Adventures With Knits

Sewing with knits - Hooray for Rain

I've had a rocky relationship with knit fabrics. About a year ago, I bought some gorgeous knit fabric and set out to make a pilot cap for a friend's kiddo. The pieces of the hat were supposed to be stitched together with a mock overlock or zigzag stitch. It would be an understatement to say it did not go well.  I ended up with a  horrifying crumple of fabric with a stretched out, jaggedy seam. I managed to laugh instead of cry, but it was close!  I tried the hat again a few months later. It went slightly better that time, but still nowhere near the quality that I would feel good about giving as a gift.

I guess hope springs eternal, because I gave knits another try on a small scale this spring when I made a rabbit softie. Sewing knits with a straight stitch went a lot better, so I took on a bigger project with with this receiving blanket.  It was still a simple project to be sure, but this is how we build skills and confidence, right?

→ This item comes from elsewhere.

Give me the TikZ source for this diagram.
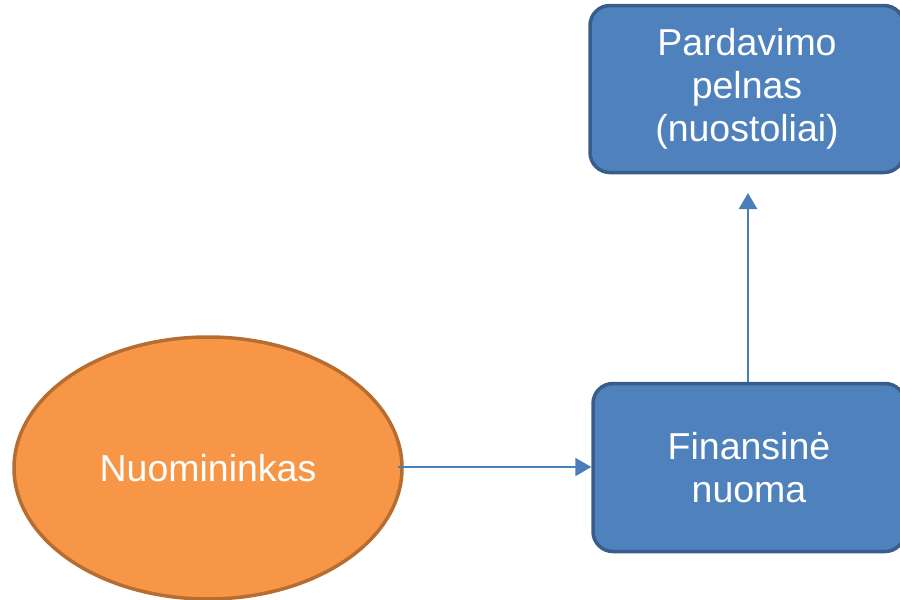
\documentclass[tikz,border=0pt]{standalone}
\usepackage{fontspec}
\setmainfont{Liberation Sans}
\usetikzlibrary{arrows.meta,shapes.geometric}
\definecolor{boxfill}{HTML}{4F81BD}
\definecolor{boxline}{HTML}{385D8A}
\definecolor{ovalfill}{HTML}{F79646}
\definecolor{ovalline}{HTML}{B66D31}
\definecolor{arrowcol}{HTML}{4A7EBB}
\tikzset{
  stepbox/.style={draw=boxline, fill=boxfill, line width=3.5pt, rounded corners=20pt,
    text=white, align=center, inner sep=0pt},
  party/.style={draw=ovalline, fill=ovalfill, line width=3.5pt, ellipse, text=white,
    inner sep=0pt},
  flow/.style={draw=arrowcol, line width=2.2pt, -{Triangle[length=16pt,width=18pt]}},
  lbl/.style={font=\fontsize{37.5}{43}\selectfont}
}
\begin{document}
\begin{tikzpicture}[x=1pt,y=-1pt]
  \useasboundingbox (0,0) rectangle (900,600);
  % lessor
  \node[party, minimum width=388pt, minimum height=262pt, lbl] (lessor) at (208,468) {Nuomininkas};
  % finance lease
  \node[stepbox, minimum width=312pt, minimum height=168pt, lbl] (lease) at (749,467.5)
    {Finansinė\\nuoma};
  % gain or loss on sale
  \node[stepbox, minimum width=314pt, minimum height=167pt, lbl] (gain) at (747,89)
    {Pardavimo\\pelnas\\(nuostoliai)};
  % connectors
  \coordinate (lstart) at (398,467);
  \draw[flow] (lstart) -- (lease.west |- lstart);
  \draw[flow] (lease.north -| 748,0) -- (748,193);
\end{tikzpicture}
\end{document}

I made this 36 inch square receiving blanket for a pregnant coworker who loooves giraffes. I ordered the fabric from Spoonflower. Isn’t it cute?

Organic Knit Receiving Blanket - Hooray for Rain

Spoonflower prints its organic cotton knit in 56 inch widths. I bought a yard and trimmed it to 36 inches square.  Then I used a plate to draw curves over the corners, and cut them down. (As I’ve mentioned a few times before, I am currently loving the look of curved corners.)

Curved corners are especially important for a knit blanket like this one, because it’s bound in double-fold binding, which would not work with traditional square corners. I made the double-fold binding with a stretchy ribbed knit from one of my local fabric stores, Bolt. I cut it into 2 ½ inch widths and stitched them together in one long piece. Then I pressed the long piece in half length-wise, and then opened it back up and folded the raw edges into the middle, pressed it again, and then folded it in half. Then I sandwiched the 36-inch square piece of knit fabric between the two halves of the ribbed binding, pinned it in place, and stitched it in place using coordinating thread.  

I had a significant amount of the giraffe print knit left over, so I bought some terry cloth and made some simple burp cloths to go with the receiving blanket. I took same-sized rectangles of the knit and terry fabrics and sewed around the edges with a half-inch seam allowance, leaving a small gap to turn the fabric right side out. After I turned the fabric out, I top-stitched a quarter of an inch around the edges to finish it off.

Knit Receiving Blanket and Burp Cloth - Hooray for Rain

Last but not least, I bought a super cool board book, Alpha Block, to go with the receiving blanket and burp cloths.

Sewing With Knits - Hooray for Rain

Maybe I'll try that pilot cap again sometime this winter. Third time is bound to be a charm, right?